Set exercise
Using the material below, copy every line where "this" appears.

* begin *

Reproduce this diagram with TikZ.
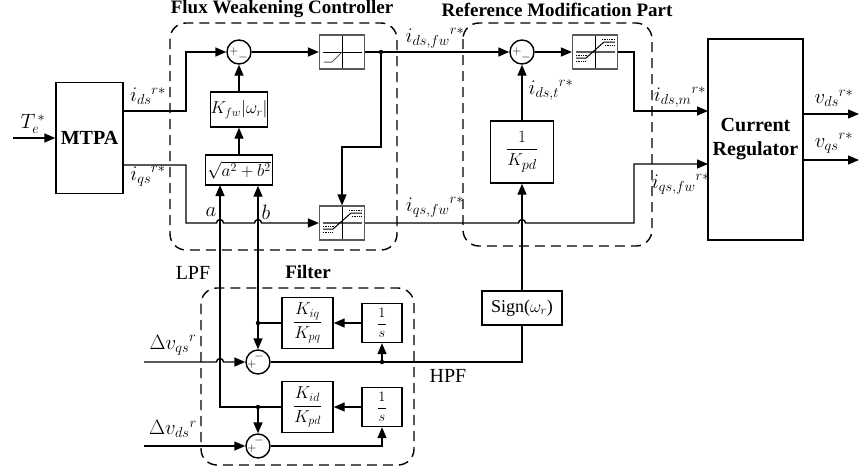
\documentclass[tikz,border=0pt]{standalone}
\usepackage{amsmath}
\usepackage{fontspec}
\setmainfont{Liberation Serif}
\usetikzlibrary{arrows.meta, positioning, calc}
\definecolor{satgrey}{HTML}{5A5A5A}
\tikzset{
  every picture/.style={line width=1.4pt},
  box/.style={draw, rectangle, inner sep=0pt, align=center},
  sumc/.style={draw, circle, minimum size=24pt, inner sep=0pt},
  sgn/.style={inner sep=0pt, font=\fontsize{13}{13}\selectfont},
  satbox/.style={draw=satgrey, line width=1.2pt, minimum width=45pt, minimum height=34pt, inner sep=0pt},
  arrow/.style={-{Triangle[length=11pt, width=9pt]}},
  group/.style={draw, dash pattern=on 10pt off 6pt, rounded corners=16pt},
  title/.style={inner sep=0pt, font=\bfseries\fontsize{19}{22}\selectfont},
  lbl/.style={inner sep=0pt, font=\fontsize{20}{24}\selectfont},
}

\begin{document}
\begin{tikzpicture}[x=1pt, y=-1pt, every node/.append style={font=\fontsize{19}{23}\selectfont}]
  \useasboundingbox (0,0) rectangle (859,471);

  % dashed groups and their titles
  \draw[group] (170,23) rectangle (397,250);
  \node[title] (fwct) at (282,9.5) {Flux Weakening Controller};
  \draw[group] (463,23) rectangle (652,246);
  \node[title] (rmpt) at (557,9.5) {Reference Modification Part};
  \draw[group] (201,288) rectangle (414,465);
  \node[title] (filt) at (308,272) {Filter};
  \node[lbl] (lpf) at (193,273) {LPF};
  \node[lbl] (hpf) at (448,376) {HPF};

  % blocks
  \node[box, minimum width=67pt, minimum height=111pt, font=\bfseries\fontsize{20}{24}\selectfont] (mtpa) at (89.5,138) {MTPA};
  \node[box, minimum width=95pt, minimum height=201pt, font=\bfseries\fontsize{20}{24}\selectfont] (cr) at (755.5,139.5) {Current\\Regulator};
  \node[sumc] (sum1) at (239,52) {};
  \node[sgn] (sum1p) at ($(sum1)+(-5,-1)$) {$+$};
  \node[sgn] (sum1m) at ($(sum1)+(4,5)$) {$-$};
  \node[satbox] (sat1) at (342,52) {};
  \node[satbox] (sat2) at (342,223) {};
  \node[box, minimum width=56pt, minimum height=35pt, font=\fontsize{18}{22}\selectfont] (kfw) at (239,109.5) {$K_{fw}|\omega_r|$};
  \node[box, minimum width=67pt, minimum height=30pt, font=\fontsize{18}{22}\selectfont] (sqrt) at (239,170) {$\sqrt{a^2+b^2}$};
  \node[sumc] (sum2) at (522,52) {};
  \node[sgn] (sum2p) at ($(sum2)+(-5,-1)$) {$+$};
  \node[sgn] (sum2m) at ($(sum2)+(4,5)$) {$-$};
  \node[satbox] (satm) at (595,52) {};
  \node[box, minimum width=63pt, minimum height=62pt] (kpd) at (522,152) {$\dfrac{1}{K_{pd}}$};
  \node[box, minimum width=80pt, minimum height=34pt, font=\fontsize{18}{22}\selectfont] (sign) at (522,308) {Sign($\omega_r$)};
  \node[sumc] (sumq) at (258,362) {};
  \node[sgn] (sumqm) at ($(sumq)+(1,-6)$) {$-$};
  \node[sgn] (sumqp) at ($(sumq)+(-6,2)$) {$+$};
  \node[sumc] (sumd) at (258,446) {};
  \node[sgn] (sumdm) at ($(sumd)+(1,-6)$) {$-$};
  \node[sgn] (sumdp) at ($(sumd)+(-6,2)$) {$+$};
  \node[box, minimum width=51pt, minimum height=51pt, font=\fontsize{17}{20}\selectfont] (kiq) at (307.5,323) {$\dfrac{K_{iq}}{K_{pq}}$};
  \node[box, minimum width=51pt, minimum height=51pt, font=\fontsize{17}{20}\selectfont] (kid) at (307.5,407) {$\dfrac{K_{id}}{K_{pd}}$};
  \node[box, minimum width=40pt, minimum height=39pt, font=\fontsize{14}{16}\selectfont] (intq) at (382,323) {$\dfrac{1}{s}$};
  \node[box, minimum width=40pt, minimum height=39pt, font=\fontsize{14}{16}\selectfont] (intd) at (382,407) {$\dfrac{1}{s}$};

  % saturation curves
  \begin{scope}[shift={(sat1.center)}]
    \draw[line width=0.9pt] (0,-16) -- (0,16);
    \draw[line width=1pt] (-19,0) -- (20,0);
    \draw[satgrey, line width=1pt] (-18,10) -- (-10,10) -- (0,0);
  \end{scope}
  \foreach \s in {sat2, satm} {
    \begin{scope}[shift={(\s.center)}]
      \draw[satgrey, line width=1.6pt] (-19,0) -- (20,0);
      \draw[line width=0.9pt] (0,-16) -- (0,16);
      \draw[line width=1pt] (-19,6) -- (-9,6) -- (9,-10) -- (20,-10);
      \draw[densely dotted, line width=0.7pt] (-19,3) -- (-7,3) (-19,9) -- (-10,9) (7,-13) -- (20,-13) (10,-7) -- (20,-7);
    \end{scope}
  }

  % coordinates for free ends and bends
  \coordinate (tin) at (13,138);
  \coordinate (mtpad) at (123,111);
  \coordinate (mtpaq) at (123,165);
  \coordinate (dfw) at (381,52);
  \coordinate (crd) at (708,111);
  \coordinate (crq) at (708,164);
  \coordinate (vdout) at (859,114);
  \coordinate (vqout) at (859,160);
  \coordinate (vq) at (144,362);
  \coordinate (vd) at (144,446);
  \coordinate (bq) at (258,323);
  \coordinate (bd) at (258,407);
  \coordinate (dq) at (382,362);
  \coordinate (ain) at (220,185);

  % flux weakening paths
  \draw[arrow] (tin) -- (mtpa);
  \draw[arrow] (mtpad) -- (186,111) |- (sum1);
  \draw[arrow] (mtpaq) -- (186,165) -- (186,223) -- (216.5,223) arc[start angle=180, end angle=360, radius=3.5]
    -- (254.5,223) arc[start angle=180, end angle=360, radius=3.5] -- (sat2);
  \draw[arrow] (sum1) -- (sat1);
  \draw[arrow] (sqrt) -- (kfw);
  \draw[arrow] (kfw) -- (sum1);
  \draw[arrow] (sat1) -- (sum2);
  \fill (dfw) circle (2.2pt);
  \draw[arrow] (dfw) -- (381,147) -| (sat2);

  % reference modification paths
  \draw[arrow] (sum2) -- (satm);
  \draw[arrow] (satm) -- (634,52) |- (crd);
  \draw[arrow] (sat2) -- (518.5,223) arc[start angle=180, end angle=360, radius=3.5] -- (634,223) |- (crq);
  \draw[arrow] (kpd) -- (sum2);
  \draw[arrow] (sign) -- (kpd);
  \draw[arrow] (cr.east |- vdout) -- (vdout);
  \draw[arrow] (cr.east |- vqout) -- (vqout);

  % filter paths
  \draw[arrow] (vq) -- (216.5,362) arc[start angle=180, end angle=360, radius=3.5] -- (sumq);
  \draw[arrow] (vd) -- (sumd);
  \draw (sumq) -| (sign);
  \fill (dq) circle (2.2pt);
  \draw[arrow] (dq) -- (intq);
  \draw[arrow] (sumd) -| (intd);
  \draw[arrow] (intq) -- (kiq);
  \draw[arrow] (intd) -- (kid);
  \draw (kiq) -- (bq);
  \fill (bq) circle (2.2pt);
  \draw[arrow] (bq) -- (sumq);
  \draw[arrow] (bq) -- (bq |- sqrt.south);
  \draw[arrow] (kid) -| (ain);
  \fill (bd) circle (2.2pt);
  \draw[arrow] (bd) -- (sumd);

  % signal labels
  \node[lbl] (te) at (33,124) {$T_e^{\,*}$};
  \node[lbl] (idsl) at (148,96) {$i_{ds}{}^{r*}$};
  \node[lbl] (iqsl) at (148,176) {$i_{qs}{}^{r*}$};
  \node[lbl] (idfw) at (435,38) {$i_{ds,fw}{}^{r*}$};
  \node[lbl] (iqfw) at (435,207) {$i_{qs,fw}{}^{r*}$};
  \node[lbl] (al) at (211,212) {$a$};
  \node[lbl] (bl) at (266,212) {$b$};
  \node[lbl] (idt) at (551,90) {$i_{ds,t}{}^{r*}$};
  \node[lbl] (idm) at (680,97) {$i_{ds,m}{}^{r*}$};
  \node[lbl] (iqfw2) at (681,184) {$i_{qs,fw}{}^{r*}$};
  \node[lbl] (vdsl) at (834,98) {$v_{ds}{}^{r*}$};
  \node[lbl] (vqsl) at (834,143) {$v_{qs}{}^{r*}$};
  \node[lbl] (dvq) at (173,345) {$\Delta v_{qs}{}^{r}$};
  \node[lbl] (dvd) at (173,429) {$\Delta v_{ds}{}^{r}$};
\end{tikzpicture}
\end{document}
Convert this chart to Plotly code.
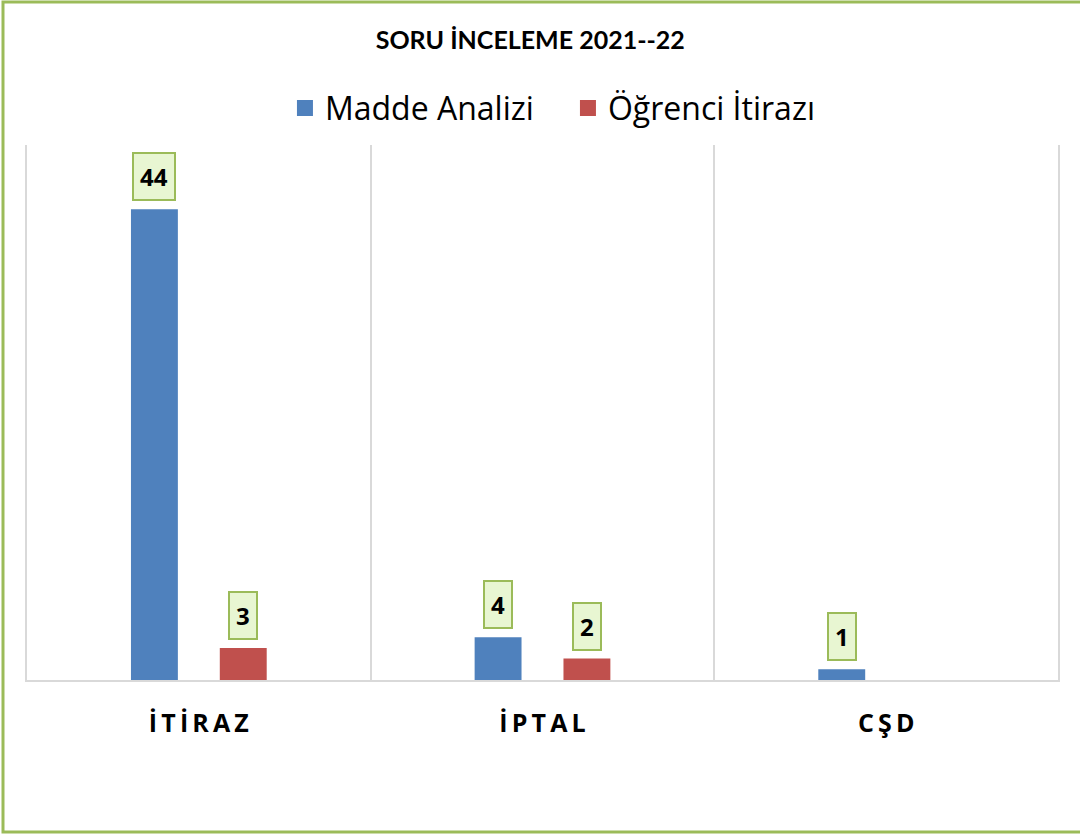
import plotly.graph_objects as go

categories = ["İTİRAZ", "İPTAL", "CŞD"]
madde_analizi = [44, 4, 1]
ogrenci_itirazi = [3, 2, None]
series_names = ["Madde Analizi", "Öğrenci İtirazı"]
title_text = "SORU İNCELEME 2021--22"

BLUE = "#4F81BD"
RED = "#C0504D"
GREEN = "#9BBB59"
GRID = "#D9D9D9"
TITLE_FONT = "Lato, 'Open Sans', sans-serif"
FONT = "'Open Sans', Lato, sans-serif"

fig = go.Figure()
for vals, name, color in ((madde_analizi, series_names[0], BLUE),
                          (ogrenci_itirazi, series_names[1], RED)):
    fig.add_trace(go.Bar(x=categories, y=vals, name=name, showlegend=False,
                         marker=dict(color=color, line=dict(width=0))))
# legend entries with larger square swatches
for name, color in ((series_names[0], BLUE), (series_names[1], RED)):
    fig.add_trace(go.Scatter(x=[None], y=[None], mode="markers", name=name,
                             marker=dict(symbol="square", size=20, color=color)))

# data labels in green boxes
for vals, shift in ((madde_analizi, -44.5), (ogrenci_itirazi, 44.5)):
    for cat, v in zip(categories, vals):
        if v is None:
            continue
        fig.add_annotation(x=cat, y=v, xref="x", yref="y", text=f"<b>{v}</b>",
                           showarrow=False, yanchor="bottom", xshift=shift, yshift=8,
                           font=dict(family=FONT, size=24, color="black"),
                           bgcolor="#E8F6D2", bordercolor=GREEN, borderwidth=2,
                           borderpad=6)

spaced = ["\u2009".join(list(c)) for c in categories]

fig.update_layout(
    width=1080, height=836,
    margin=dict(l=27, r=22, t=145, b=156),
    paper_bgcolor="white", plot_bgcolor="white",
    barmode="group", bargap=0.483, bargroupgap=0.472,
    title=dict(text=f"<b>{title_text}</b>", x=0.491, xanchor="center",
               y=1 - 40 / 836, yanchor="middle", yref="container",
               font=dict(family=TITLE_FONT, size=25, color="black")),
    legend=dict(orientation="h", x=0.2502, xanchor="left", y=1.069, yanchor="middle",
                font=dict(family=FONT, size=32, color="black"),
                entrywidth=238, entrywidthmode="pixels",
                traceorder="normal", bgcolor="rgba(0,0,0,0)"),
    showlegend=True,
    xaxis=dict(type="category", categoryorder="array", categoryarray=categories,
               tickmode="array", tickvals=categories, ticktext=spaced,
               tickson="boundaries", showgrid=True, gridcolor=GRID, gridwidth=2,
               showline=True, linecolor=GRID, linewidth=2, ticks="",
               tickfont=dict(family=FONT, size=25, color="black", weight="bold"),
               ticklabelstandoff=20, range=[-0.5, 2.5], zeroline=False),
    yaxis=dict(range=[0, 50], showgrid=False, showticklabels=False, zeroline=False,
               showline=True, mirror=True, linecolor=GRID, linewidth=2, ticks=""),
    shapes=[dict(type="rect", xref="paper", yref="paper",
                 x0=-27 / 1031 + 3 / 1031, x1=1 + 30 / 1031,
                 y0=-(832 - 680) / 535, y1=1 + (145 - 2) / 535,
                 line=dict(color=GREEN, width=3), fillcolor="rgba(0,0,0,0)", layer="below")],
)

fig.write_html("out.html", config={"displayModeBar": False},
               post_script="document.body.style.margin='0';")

* end *

Expected answer
Reproduce this diagram with TikZ.
Convert this chart to Plotly code.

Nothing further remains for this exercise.